* _What to do_: Each line below that contains "code" counts once; report the total and nothing more.

* _Entries supplied_:
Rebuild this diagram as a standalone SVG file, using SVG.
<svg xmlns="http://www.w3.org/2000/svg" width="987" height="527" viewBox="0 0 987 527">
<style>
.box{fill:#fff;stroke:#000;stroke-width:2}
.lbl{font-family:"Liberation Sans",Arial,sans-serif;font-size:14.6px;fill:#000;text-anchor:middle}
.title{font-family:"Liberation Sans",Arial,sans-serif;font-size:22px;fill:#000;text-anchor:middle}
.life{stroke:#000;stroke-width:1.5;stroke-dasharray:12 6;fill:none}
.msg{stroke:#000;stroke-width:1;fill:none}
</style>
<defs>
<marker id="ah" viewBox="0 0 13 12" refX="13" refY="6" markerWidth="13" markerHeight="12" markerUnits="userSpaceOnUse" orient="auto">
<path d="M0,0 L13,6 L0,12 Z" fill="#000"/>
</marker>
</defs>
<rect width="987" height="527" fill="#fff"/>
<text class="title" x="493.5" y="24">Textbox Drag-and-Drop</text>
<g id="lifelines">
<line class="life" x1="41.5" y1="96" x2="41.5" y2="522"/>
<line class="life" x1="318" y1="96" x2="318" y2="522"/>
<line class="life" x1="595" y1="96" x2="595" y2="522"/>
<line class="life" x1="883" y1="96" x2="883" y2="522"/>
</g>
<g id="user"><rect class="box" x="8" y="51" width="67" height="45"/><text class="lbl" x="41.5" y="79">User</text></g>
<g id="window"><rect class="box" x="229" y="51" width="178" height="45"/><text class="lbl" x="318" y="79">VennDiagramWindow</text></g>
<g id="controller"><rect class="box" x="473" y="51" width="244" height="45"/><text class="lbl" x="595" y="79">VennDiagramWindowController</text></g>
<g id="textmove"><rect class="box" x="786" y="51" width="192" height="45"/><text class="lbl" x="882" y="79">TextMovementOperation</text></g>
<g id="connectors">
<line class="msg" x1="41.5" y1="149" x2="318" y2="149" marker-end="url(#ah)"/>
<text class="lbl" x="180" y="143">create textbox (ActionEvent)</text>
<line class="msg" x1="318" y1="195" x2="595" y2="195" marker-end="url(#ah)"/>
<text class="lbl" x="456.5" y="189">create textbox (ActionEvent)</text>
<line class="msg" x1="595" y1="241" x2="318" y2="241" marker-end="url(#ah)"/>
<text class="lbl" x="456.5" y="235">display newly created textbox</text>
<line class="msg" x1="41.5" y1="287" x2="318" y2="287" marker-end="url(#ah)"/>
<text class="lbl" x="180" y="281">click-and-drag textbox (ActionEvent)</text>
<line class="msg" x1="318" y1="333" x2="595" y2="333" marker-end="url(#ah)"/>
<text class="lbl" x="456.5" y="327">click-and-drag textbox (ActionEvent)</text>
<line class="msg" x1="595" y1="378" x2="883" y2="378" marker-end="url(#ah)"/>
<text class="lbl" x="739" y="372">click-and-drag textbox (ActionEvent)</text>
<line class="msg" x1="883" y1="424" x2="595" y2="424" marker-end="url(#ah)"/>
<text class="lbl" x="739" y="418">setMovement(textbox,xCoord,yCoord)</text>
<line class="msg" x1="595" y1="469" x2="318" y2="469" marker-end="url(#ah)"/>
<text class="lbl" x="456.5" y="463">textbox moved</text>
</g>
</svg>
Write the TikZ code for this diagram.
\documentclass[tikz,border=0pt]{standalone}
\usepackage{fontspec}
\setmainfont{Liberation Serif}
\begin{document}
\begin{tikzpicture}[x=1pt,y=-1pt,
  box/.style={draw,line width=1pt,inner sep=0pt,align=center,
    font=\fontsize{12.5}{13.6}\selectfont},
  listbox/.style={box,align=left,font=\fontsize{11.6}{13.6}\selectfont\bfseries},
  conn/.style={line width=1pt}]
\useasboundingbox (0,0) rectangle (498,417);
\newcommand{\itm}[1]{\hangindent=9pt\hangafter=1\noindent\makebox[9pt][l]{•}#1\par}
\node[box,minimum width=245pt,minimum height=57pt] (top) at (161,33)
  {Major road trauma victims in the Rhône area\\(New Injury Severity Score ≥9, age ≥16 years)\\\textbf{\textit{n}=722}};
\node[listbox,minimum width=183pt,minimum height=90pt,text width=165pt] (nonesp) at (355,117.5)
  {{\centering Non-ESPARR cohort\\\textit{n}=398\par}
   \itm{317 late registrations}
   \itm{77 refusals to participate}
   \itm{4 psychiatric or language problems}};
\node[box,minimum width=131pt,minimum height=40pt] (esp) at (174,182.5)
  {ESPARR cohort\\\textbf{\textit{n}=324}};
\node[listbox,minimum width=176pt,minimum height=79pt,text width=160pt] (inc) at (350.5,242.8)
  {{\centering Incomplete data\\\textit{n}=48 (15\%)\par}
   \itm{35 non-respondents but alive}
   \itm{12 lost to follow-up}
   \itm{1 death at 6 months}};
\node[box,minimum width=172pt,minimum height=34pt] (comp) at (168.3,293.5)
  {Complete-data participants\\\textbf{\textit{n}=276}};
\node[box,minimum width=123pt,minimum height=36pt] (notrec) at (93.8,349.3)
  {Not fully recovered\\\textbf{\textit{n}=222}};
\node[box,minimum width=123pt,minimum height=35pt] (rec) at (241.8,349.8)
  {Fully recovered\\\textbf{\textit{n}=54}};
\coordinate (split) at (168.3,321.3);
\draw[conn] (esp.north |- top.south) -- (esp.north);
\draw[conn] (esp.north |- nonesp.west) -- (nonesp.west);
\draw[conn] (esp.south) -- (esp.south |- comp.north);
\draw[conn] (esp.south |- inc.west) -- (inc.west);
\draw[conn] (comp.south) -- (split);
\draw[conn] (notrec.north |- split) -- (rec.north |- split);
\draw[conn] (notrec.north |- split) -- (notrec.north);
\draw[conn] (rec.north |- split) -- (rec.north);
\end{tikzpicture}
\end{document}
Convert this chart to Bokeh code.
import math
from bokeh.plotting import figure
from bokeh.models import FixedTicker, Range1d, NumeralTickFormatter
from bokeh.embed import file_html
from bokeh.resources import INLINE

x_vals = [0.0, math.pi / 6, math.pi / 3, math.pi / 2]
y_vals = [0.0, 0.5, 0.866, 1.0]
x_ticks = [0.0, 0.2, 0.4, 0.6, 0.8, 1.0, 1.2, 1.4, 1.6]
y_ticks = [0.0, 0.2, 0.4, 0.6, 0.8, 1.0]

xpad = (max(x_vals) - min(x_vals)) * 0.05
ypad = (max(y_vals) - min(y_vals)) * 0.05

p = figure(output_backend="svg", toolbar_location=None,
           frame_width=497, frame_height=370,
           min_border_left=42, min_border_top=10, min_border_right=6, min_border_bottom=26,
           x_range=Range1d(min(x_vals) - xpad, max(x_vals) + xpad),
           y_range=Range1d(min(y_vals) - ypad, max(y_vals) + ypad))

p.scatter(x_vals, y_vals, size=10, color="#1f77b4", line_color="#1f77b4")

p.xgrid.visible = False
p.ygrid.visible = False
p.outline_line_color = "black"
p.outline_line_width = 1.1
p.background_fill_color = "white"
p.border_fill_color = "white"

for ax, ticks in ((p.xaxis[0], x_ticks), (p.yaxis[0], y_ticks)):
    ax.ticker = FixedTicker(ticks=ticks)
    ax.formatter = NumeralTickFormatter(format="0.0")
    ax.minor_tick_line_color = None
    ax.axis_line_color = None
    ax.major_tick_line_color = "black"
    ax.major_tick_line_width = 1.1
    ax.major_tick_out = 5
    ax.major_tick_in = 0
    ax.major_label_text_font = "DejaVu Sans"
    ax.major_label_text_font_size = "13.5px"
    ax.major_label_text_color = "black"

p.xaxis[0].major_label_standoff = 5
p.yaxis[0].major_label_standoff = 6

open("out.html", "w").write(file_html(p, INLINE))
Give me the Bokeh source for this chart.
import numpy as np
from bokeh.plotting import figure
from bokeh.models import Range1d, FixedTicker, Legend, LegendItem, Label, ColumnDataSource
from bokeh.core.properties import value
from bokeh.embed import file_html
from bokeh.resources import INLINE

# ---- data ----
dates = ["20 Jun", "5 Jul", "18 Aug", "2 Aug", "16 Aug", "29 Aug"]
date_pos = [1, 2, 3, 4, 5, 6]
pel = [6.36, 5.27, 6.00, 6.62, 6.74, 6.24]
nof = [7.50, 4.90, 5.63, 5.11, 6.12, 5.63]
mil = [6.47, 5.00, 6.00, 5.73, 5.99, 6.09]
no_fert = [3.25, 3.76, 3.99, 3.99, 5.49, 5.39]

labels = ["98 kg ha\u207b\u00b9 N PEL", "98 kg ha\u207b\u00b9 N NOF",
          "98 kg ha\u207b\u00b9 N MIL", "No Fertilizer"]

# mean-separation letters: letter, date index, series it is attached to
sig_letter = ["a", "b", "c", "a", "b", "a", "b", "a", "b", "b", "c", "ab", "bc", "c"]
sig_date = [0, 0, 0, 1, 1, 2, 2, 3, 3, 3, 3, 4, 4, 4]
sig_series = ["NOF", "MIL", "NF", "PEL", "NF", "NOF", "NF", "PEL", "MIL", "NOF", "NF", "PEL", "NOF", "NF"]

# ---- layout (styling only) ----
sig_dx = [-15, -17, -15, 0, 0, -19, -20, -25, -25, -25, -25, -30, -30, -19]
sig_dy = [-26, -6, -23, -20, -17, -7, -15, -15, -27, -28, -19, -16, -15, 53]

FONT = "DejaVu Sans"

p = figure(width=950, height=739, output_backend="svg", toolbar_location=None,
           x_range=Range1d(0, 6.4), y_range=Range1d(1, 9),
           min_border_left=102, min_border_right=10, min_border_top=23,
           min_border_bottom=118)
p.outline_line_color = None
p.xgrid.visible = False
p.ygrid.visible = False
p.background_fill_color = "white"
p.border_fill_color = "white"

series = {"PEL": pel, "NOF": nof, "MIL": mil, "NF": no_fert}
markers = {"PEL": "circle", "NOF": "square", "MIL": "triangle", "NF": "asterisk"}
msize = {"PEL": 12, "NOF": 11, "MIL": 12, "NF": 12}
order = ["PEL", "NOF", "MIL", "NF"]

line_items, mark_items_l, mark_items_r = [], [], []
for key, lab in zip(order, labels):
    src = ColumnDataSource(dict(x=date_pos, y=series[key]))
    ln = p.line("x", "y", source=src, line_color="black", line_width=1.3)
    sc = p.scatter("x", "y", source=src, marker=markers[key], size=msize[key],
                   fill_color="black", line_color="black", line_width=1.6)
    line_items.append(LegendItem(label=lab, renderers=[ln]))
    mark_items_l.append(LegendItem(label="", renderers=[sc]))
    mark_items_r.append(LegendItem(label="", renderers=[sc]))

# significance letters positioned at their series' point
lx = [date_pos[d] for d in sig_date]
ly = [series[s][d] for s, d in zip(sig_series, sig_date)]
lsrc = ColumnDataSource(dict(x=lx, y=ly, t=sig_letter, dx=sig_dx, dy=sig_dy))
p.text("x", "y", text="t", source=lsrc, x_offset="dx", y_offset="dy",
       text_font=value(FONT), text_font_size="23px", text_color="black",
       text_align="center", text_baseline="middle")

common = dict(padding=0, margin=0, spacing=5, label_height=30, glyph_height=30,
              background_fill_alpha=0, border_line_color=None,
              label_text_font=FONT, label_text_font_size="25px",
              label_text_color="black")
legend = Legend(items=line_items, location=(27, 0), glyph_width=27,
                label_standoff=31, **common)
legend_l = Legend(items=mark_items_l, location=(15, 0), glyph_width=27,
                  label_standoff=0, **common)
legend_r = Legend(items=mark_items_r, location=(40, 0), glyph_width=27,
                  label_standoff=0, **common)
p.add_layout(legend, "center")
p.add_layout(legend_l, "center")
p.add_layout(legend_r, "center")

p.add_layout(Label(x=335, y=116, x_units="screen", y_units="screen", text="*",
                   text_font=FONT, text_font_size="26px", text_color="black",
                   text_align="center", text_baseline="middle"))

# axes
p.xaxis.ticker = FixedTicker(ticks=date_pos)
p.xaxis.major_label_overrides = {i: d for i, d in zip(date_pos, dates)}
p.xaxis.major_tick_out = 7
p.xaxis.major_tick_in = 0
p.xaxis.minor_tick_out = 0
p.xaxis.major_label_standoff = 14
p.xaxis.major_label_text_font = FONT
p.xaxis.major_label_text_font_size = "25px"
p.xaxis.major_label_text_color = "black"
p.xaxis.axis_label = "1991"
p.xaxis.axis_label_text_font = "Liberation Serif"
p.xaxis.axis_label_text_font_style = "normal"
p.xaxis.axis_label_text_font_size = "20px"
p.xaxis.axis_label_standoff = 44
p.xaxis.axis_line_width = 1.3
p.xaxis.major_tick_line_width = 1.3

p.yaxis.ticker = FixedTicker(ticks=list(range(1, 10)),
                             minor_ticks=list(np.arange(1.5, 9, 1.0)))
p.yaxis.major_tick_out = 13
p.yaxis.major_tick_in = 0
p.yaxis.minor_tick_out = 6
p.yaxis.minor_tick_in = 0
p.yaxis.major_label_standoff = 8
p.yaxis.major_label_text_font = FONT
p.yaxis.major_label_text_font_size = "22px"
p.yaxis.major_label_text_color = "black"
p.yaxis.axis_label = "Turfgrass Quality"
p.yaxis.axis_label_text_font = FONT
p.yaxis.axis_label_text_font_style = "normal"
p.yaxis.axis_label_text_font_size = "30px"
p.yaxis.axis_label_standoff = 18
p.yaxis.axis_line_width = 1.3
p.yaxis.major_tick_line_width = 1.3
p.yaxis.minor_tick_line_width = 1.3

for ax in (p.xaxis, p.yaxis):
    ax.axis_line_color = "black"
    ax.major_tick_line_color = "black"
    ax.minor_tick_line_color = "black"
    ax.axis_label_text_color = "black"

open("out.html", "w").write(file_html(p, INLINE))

* _Solved exercise_: 2